You need more glomalin, the soil mechanic

Heavily produced by arbuscular mycorrhizal fungi, glomalin is the glue that creates soil structure.

One of the great benefits of arbuscular mycorrhizal fungi (AMF), together with its army of associated microbes, is that it can build soil structure like nothing else.

It does this with a compound it manufactures called glomalin, only discovered in 1996 by ARS soil scientist Sara Wright. It is a carbohydrate-based "soil glue" that contains 30-40% carbon. Glomalin is the substance that creates clumps of soil granules called aggregates. These are what add structure to healthy soil. They also keep other stored soil carbon from escaping.

Technically, glomalin is considered a glycoprotein, which stores carbon in both its protein and carbohydrate (glucose or sugar) subunits. Because it stores so much carbon, glomalin is increasingly being included in studies of carbon storage and soil quality.

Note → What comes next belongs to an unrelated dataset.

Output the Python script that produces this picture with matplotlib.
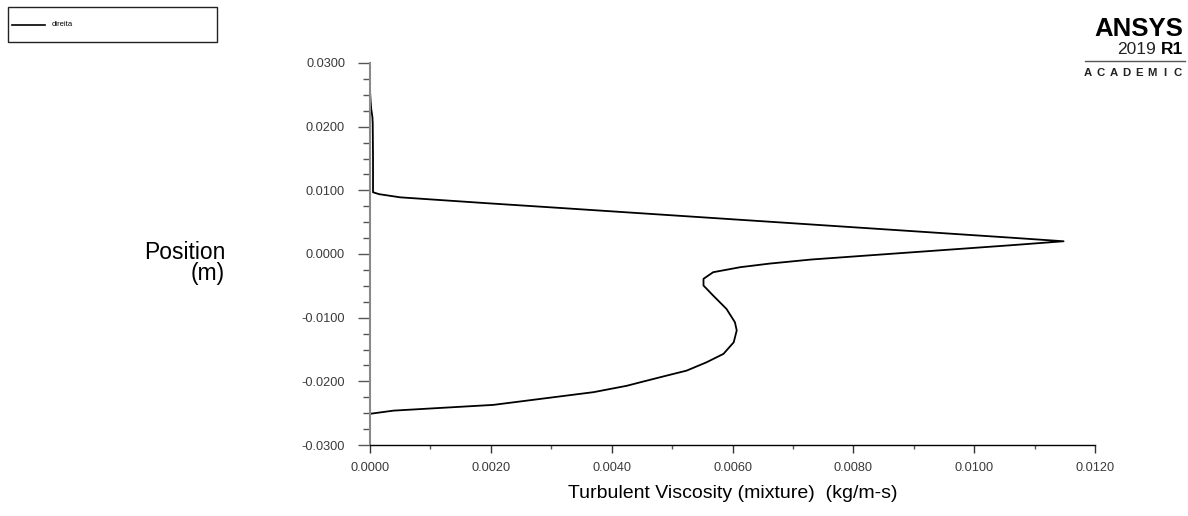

Recently, researchers have discovered some soil microbes also produce compounds similar to glomalin. That information is hard to track down, but the news implies complexity of life continues to have high value.

Further, scientists have found glomalin weighs from 2 to 24 times more than humic acid, which is the byproduct of decaying plants that once was thought to be the main contributor to soil carbon storage. Now scientists say humic acid contributes only about 8% of soil carbon.

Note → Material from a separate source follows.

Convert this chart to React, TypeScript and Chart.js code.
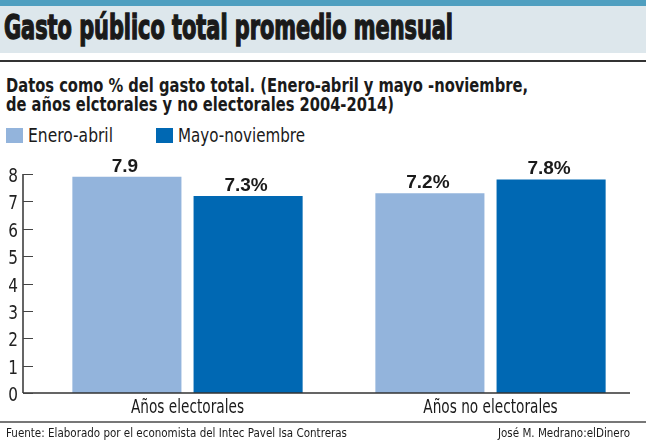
import React, { useEffect, useLayoutEffect, useRef } from "react";
import { Chart, registerables } from "chart.js";

Chart.register(...registerables);

// ---- data ----
const categories = ["Años electorales", "Años no electorales"];
const seriesNames = ["Enero-abril", "Mayo-noviembre"];
const eneroAbril = [7.9, 7.3];
const mayoNoviembre = [7.2, 7.8];
const eneroAbrilLabels = ["7.9", "7.2%"];
const mayoNoviembreLabels = ["7.3%", "7.8%"];
const yMin = 0;
const yMax = 8;
const yStep = 1;

const titleText = "Gasto público total promedio mensual";
const subtitle1 = "Datos como % del gasto total. (Enero-abril y mayo -noviembre,";
const subtitle2 = "de años elctorales y no electorales 2004-2014)";
const sourceText = "Fuente: Elaborado por el economista del Intec Pavel Isa Contreras";
const creditText = "José M. Medrano:elDinero";

// ---- styles ----
const LIGHT = "#93b4dc";
const DARK = "#0068b3";
const INK = "#1a1a1a";
const NARROW = "'Liberation Sans Narrow', 'Arial Narrow', 'DejaVu Sans Condensed', sans-serif";
const NORMAL = "'Liberation Sans', Arial, sans-serif";

function FitText(props: { text: string; left: number; top: number; width: number; style: React.CSSProperties }) {
  const ref = useRef<HTMLSpanElement>(null);
  useLayoutEffect(() => {
    const el = ref.current;
    if (!el) return;
    el.style.transform = "none";
    const w = el.getBoundingClientRect().width;
    if (w > 0) el.style.transform = `scaleX(${props.width / w})`;
  }, [props.text, props.width]);
  return (
    <span
      ref={ref}
      style={{
        position: "absolute",
        left: props.left,
        top: props.top,
        display: "inline-block",
        whiteSpace: "nowrap",
        transformOrigin: "left top",
        lineHeight: 1,
        ...props.style,
      }}
    >
      {props.text}
    </span>
  );
}

// axis lines, inward tick marks and condensed tick labels
const axisPlugin = {
  id: "customAxes",
  afterDatasetsDraw(chart: any) {
    const { ctx, chartArea, scales } = chart;
    const y = scales.y;
    const x = scales.x;
    const ax = chartArea.left - 13;
    const y0 = y.getPixelForValue(yMin);
    const yTop = y.getPixelForValue(yMax);
    ctx.save();
    ctx.strokeStyle = "#333";
    ctx.lineWidth = 1.5;
    ctx.beginPath();
    ctx.moveTo(ax, yTop);
    ctx.lineTo(ax, y0);
    ctx.moveTo(ax, y0);
    ctx.lineTo(chartArea.right - 12, y0);
    ctx.stroke();
    ctx.lineWidth = 1;
    ctx.strokeStyle = "#444";
    ctx.fillStyle = "#222";
    y.ticks.forEach((t: any) => {
      const py = Math.round(y.getPixelForValue(t.value)) + 0.5;
      ctx.beginPath();
      ctx.moveTo(ax, py);
      ctx.lineTo(ax + 10, py);
      ctx.stroke();
      ctx.save();
      ctx.font = `20px ${NARROW}`;
      ctx.textAlign = "right";
      ctx.textBaseline = "alphabetic";
      ctx.translate(chartArea.left - 18, py + 7.5);
      ctx.scale(0.85, 1);
      ctx.fillText(String(t.value), 0, 0);
      ctx.restore();
    });
    ctx.fillStyle = INK;
    categories.forEach((c, i) => {
      ctx.save();
      ctx.font = `19px ${NARROW}`;
      ctx.textAlign = "center";
      ctx.textBaseline = "alphabetic";
      ctx.translate(x.getPixelForTick(i), chartArea.bottom + 20);
      ctx.scale(0.8, 1);
      ctx.fillText(c, 0, 0);
      ctx.restore();
    });
    ctx.restore();
  },
};

const valueLabelPlugin = {
  id: "valueLabels",
  afterDatasetsDraw(chart: any) {
    const { ctx } = chart;
    const allLabels = [eneroAbrilLabels, mayoNoviembreLabels];
    ctx.save();
    ctx.font = `bold 19px ${NORMAL}`;
    ctx.fillStyle = INK;
    ctx.textAlign = "center";
    ctx.textBaseline = "alphabetic";
    chart.data.datasets.forEach((_: any, di: number) => {
      const meta = chart.getDatasetMeta(di);
      meta.data.forEach((bar: any, i: number) => {
        ctx.fillText(allLabels[di][i], bar.x - 2, bar.y - 5);
      });
    });
    ctx.restore();
  },
};

function BarChart() {
  const canvasRef = useRef<HTMLCanvasElement>(null);
  useEffect(() => {
    if (!canvasRef.current) return;
    const chart = new Chart(canvasRef.current, {
      type: "bar",
      data: {
        labels: categories,
        datasets: [
          { label: seriesNames[0], data: eneroAbril, backgroundColor: LIGHT, borderWidth: 0 },
          { label: seriesNames[1], data: mayoNoviembre, backgroundColor: DARK, borderWidth: 0 },
        ],
      },
      options: {
        animation: false,
        responsive: false,
        maintainAspectRatio: false,
        layout: { padding: { top: 24, right: 4, left: 0, bottom: 0 } },
        plugins: { legend: { display: false }, tooltip: { enabled: false }, title: { display: false } },
        scales: {
          x: {
            grid: { display: false, drawTicks: false },
            border: { display: false },
            ticks: { display: false },
            afterFit: (s: any) => {
              s.height = 29;
            },
          },
          y: {
            min: yMin,
            max: yMax,
            grid: { display: false, drawTicks: false },
            border: { display: false },
            ticks: { stepSize: yStep, display: false },
            afterFit: (s: any) => {
              s.width = 36;
            },
          },
        },
      },
      plugins: [axisPlugin, valueLabelPlugin],
    });
    return () => chart.destroy();
  }, []);
  return (
    <canvas
      ref={canvasRef}
      width={646}
      height={272}
      style={{ position: "absolute", left: 0, top: 150, width: 646, height: 272 }}
    />
  );
}

export default function App() {
  return (
    <div
      style={{
        position: "absolute",
        left: 0,
        top: 0,
        width: 646,
        height: 440,
        background: "#fff",
        overflow: "hidden",
        color: INK,
      }}
    >
      <div style={{ position: "absolute", left: 0, top: 0, width: 646, height: 6, background: "#4f9fc0" }} />
      <div style={{ position: "absolute", left: 0, top: 6, width: 646, height: 47, background: "#dde7ec" }} />
      <div style={{ position: "absolute", left: 0, top: 60, width: 646, height: 2, background: "#333" }} />
      <FitText
        text={titleText}
        left={4}
        top={10}
        width={449}
        style={{ fontFamily: NARROW, fontWeight: 700, fontSize: 34, WebkitTextStroke: "1.4px #1a1a1a", color: INK } as any}
      />
      <FitText text={subtitle1} left={6} top={76} width={522} style={{ fontFamily: NARROW, fontWeight: 700, fontSize: 19 }} />
      <FitText text={subtitle2} left={6} top={95} width={388} style={{ fontFamily: NARROW, fontWeight: 700, fontSize: 19 }} />
      <div style={{ position: "absolute", left: 6, top: 128, width: 17, height: 15, background: LIGHT }} />
      <FitText text={seriesNames[0]} left={28} top={126} width={85} style={{ fontFamily: NARROW, fontSize: 19 }} />
      <div style={{ position: "absolute", left: 156, top: 128, width: 17, height: 15, background: DARK }} />
      <FitText text={seriesNames[1]} left={178} top={126} width={127} style={{ fontFamily: NARROW, fontSize: 19 }} />
      <BarChart />
      <div style={{ position: "absolute", left: 0, top: 421, width: 646, height: 2, background: "#777" }} />
      <FitText text={sourceText} left={6} top={426} width={341} style={{ fontFamily: NARROW, fontSize: 13 }} />
      <FitText text={creditText} left={498} top={426} width={132} style={{ fontFamily: NARROW, fontSize: 13 }} />
    </div>
  );
}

Glomalin is an amazing material scientists say is actually difficult to break down. AMF produce glomalin to coat hyphae to keep water and nutrients from getting lost on the way to and from the plant.

Glomalin is extremely “tough”. It is resistant to microbial decay (lasting at least 10 to 50 years) and does not dissolve easily in water. Glomalin is soluble at high temperatures (250 degrees F). These properties make it a good protector of hyphae and soil aggregates.

When a hypha stops transporting nutrients, scientists think glomalin sloughs off onto surrounding soil particles. Hundreds of meters of hyphae can grow throughout a small sample of soil, resulting in the production of huge amounts of glomalin, therefore very stable, erosion-resistant soil.

One recent study helps show the importance of management to develop more glomalin.


Data from this study shows how lack of tillage can improve production of glomalin and, of course, increase soil stability. It could not match the level of glomalin or soil stability in nearby grass.

Glomalin concentration and aggregate stability were examined through three years during conversion from conventional tillage (P-T) to no-till (N-T) corn. Researchers also compared this with a perennial grass that grew undisturbed for 15 years as a buffer around the plots.

They say increases in soil stability and glomalin formations yearly. Yet in three years neither had approached what they found in the undisturbed grass.

This shows two things:

1. Glomalin and soil stability increase slowly over time with improved soil management.

2. The agent of glomalin formation -- arbuscular mycorrhizal fungi -- forms slowly over time with improved soil management.

Note in the chart there was no increase in glomalin or soil aggregate formation in the plowed field plots.

Higher levels of glomalin give greater water infiltration, more permeability to air, better root development, higher microbial activity, resistance to surface sealing (crusts) and to erosion (wind/water).